The treaty presented an excruciating dilemma for republicans. The Free State’s leaders were required to swear an oath of fealty to the British monarch. It was one thing to admit the limit to force of arms. It was another thing to abandon history and principle by willingly deferring to a paternal British monarchy. For Liam Lynch, it would mean that ‘for the first time in our history the people would have, by their own deliberate act, accepted foreign domination’ (p. 369).
Since the treaty, the IRA had occupied barracks as British forces evacuated and the RIC stood down. Now they had three options: they could hold the barracks as republican bulwarks against the will of the pro-treaty electorate, convert themselves into the army of His Majesty’s Free State, or simply de-mobilise. De Valera, who opposed the Treaty, agonised over this impossible choice ‘between a heart-breaking surrender’ of the republic, and repudiation of ‘the keystone of democracy – majority rule’ (p. 438). It was enough to precipitate a temporary nervous collapse in de Valera himself. Probably most IRA volunteers simply dropped out of service.

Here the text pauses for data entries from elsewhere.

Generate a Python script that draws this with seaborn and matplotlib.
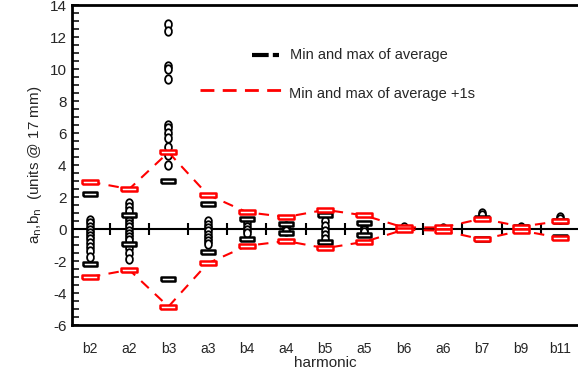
import numpy as np
import pandas as pd
import matplotlib
matplotlib.use('Agg')
import matplotlib.pyplot as plt
import seaborn as sb

# harmonic labels along the x axis
harmonics = ['b2', 'a2', 'b3', 'a3', 'b4', 'a4', 'b5', 'a5', 'b6', 'a6', 'b7', 'b9', 'b11']

# individual values (open circles), per harmonic
circ_b2 = [0.55, 0.35, 0.15, -0.05, -0.25, -0.45, -0.65, -0.85, -1.1, -1.4, -1.75]
circ_a2 = [1.6, 1.35, 1.1, 0.7, 0.5, 0.3, 0.1, -0.1, -0.3, -0.5, -0.7, -1.2, -1.5, -1.9]
circ_b3 = [12.8, 12.4, 10.2, 10.0, 9.4, 6.5, 6.3, 6.0, 5.7, 5.1, 4.6, 4.0]
circ_a3 = [0.5, 0.25, 0.05, -0.15, -0.35, -0.55, -0.75, -0.95]
circ_b4 = [0.35, 0.15, -0.05, -0.25]
circ_a4 = [0.2, 0.05, -0.1]
circ_b5 = [0.5, 0.2, -0.1, -0.4, -0.6]
circ_a5 = [0.15, -0.05, -0.2]
circ_b6 = [0.15]
circ_a6 = [0.05]
circ_b7 = [1.0, 0.85]
circ_b9 = [0.15]
circ_b11 = [0.75, 0.65]

# min and max of average
avg_max = [2.2, 0.9, 3.0, 1.55, 0.6, 0.3, 0.85, 0.4, 0.05, 0.05, 0.7, 0.1, 0.5]
avg_min = [-2.2, -0.95, -3.1, -1.45, -0.6, -0.25, -0.8, -0.4, 0.0, -0.05, -0.6, 0.0, -0.5]

# min and max of average +1 sigma
sig_max = [2.95, 2.5, 4.8, 2.15, 1.05, 0.75, 1.2, 0.85, 0.1, 0.1, 0.65, 0.15, 0.5]
sig_min = [-3.0, -2.55, -4.85, -2.15, -1.05, -0.75, -1.2, -0.8, -0.05, -0.1, -0.65, -0.1, -0.55]

circles = [circ_b2, circ_a2, circ_b3, circ_a3, circ_b4, circ_a4, circ_b5,
           circ_a5, circ_b6, circ_a6, circ_b7, circ_b9, circ_b11]

#building dataframes
pos = np.arange(len(harmonics))
circ_df = pd.DataFrame([(i, v) for i, vals in enumerate(circles) for v in vals], columns=['pos', 'value'])
env_df = pd.DataFrame({'pos': pos, 'avg_max': avg_max, 'avg_min': avg_min,
                       'sig_max': sig_max, 'sig_min': sig_min})

sb.set_style('white')
plt.rcParams['font.family'] = ['Liberation Sans', 'DejaVu Sans']
plt.rcParams['axes.unicode_minus'] = False

fig = plt.figure(figsize=(5.78, 3.76), dpi=100)
ax = fig.add_axes([0.1246, 0.1356, 0.8754, 0.851])

# marker shapes
rect = [(-1, -0.3), (1, -0.3), (1, 0.3), (-1, 0.3), (-1, -0.3)]
t = np.linspace(0, 2 * np.pi, 25)
ellipse = list(zip(0.8 * np.cos(t), np.sin(t)))

# zero line with crossing ticks between harmonics
ax.axhline(0, color='black', lw=1.5, zorder=1)
ax.plot(pos[:-1] + 0.5, np.zeros(len(pos) - 1), ls='none', marker='|', ms=9, mew=1.5, color='black', zorder=1)

sb.scatterplot(data=circ_df, x='pos', y='value', marker=ellipse, s=38, facecolor='white',
               edgecolor='black', linewidth=1.3, ax=ax, zorder=2)

for col in ['avg_max', 'avg_min']:
    ax.plot(env_df['pos'], env_df[col], ls='none', marker=rect, ms=10, mfc='white',
            mec='black', mew=1.8, zorder=3)

for col in ['sig_max', 'sig_min']:
    sb.lineplot(data=env_df, x='pos', y=col, color='red', lw=1.5, sort=False, ax=ax, zorder=4,
                dashes=False, linestyle=(0, (5, 4)))
    ax.plot(env_df['pos'], env_df[col], ls='none', marker=rect, ms=11, mfc='white',
            mec='red', mew=1.8, zorder=5)

ax.set_xlim(-0.46, 12.45)
ax.set_ylim(-6, 14)
ax.set_xticks(pos)
ax.set_xticklabels(harmonics, fontsize=10)
ax.tick_params(axis='x', length=0, pad=12)
ax.set_yticks(np.arange(-6, 15, 2))
ax.set_yticks(np.arange(-6, 14.1, 0.5), minor=True)
ax.tick_params(axis='y', which='both', direction='in', length=5, width=1.3, labelsize=11, pad=4, left=True)
ax.set_xlabel('harmonic', fontsize=11, labelpad=0)
ax.set_ylabel(r'a$_{\rm n}$,b$_{\rm n}$  (units @ 17 mm)', fontsize=11, labelpad=4)

for s in ['left', 'top', 'bottom']:
    ax.spines[s].set_color('black')
    ax.spines[s].set_linewidth(2)
ax.spines['right'].set_visible(False)

# legend drawn by hand
ax.plot([0.356, 0.41], [0.843, 0.843], transform=ax.transAxes, color='black', lw=3,
        ls=(0, (4, 1)), solid_capstyle='round')
ax.text(0.43, 0.843, 'Min and max of average', transform=ax.transAxes, fontsize=10.5, va='center')
ax.plot([0.253, 0.428], [0.733, 0.733], transform=ax.transAxes, color='red', lw=2, ls=(0, (5, 3)))
ax.text(0.428, 0.722, 'Min and max of average +1s', transform=ax.transAxes, fontsize=10.5, va='center')

plt.savefig('out.png', dpi=100)
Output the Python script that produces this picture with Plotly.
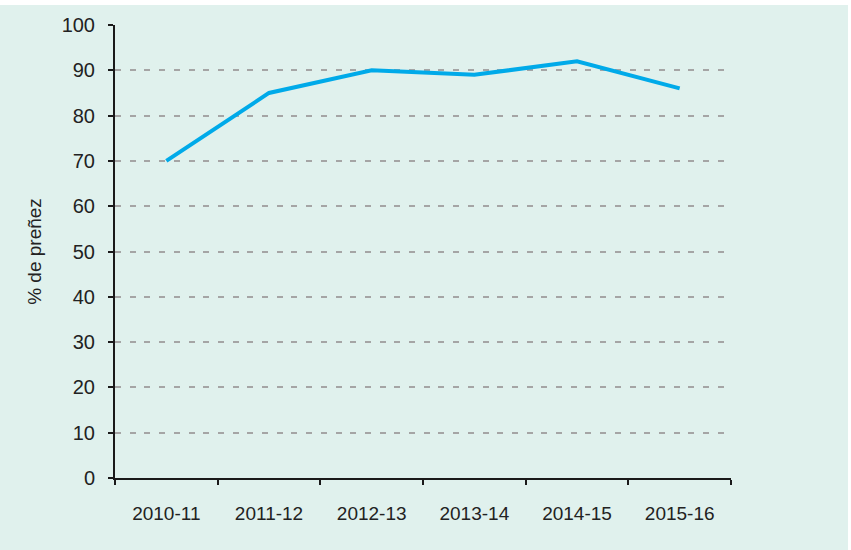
import plotly.graph_objects as go

seasons = ["2010-11", "2011-12", "2012-13", "2013-14", "2014-15", "2015-16"]
pregnancy_pct = [70, 85, 90, 89, 92, 86]
y_ticks = [0, 10, 20, 30, 40, 50, 60, 70, 80, 90, 100]

BG = "#e0f1ed"
FONT = "Liberation Sans Narrow, Arial Narrow, Liberation Sans, Arial, sans-serif"

fig = go.Figure()
fig.add_trace(go.Scatter(
    x=seasons, y=pregnancy_pct, mode="lines",
    line=dict(color="#00aae9", width=4),
    showlegend=False, hoverinfo="skip",
))

fig.add_shape(type="rect", xref="paper", yref="paper",
              x0=-115/616, x1=(848-115)/616, y0=-80/453, y1=(478-5)/453,
              fillcolor=BG, line=dict(width=0), layer="below")

fig.update_layout(
    width=851, height=550,
    margin=dict(l=115, r=120, t=25, b=72),
    paper_bgcolor="white",
    plot_bgcolor="rgba(0,0,0,0)",
    font=dict(family=FONT, size=19, color="#222222"),
)
fig.update_xaxes(
    type="category", range=[-0.5, 5.5],
    showline=True, linecolor="#1a1a1a", linewidth=2,
    ticks="outside", ticklen=5, tickwidth=2, tickcolor="#1a1a1a",
    tickson="boundaries", showgrid=False, zeroline=False,
    ticklabelstandoff=17, tickfont=dict(size=19),
)
fig.update_yaxes(
    range=[0, 100], tickvals=y_ticks,
    showline=True, linecolor="#1a1a1a", linewidth=2,
    ticks="outside", ticklen=5, tickwidth=2, tickcolor="#1a1a1a",
    showgrid=True, gridcolor="#a5a5a5", gridwidth=1.5, griddash="6px,8.7px",
    zeroline=False, ticklabelstandoff=9, tickfont=dict(size=20),
    title=dict(text="% de preñez", font=dict(size=19), standoff=15),
)

fig.write_html("out.html")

Michael Collins tried to rally republicans of all shades by organising a joint IRA offensive against Northern Ireland, but the proposed campaign’s complete absence of strategic or political sense only exposed the hopelessness of trying to square the circle. It served only to escalate the ‘crossness’, as it was sometimes tellingly called, of inter-communal conflict in Ulster. 1922 saw the peak of violence in Northern Ireland, as the Catholics were pummelled into acquiescence.
The anti-treaty IRA hoped that moral clarity could be restored if their provocations led to a renewed war with Britain, but London was not to be drawn. Instead the British government pressed for and equipped a Free State offensive to clear the anti-treaty strongholds, starting with the Four Courts in Dublin. Almost certainly strong action by the ‘irregular’ republicans at the outset of the civil war of 1921–2 could have secured a putsch, but they lacked the self-certainty to impose dictatorship. The irregulars fought a losing and increasingly unpopular rear-guard action against a grimly determined Free State. Commanders on both sides complained of the unwillingness of their men to fight to the knife and, despite outbreaks of terrorism pour encourager les autres, causalities in Ireland’s civil war were, by international standards, slight. Tragic though it was, the civil war at least broke up Sinn Féin and ensured that one-party domination of nationalist Ireland, a constant since the 1870s, would not disfigure the independent state.
Britain was smug, sure that it had manoeuvred the Irish into accepting de facto dominion status in perpetuity. But the Irish did not feel so bound – they had signed up to the crown only under duress. In the years following 1923 they progressively dismantled the treaty. The British were outraged, but unless they re-invaded there was little they could do. They discovered that they had lost the Irish war after all.
But the republican ideal remained elusive. In the civil war, Townshend argues, the Free Staters mobilised a language of ‘nation’ to counter loyalties to the lost republic. Its precise meaning was vague, but it clearly implied settled social conservatism. Significantly, the republican courts legal system that had dispensed cheap, efficient and relatively egalitarian popular justice during the war of independence was allowed to lapse. Though the new state avoided such British archaisms as a hereditary upper chamber and established church, it was nonetheless socially hierarchical, conformist, and oppressively religiose. The wheel had turned and, for good or ill, it was not the idealistic republic but its shadow in the nation that had triumphed.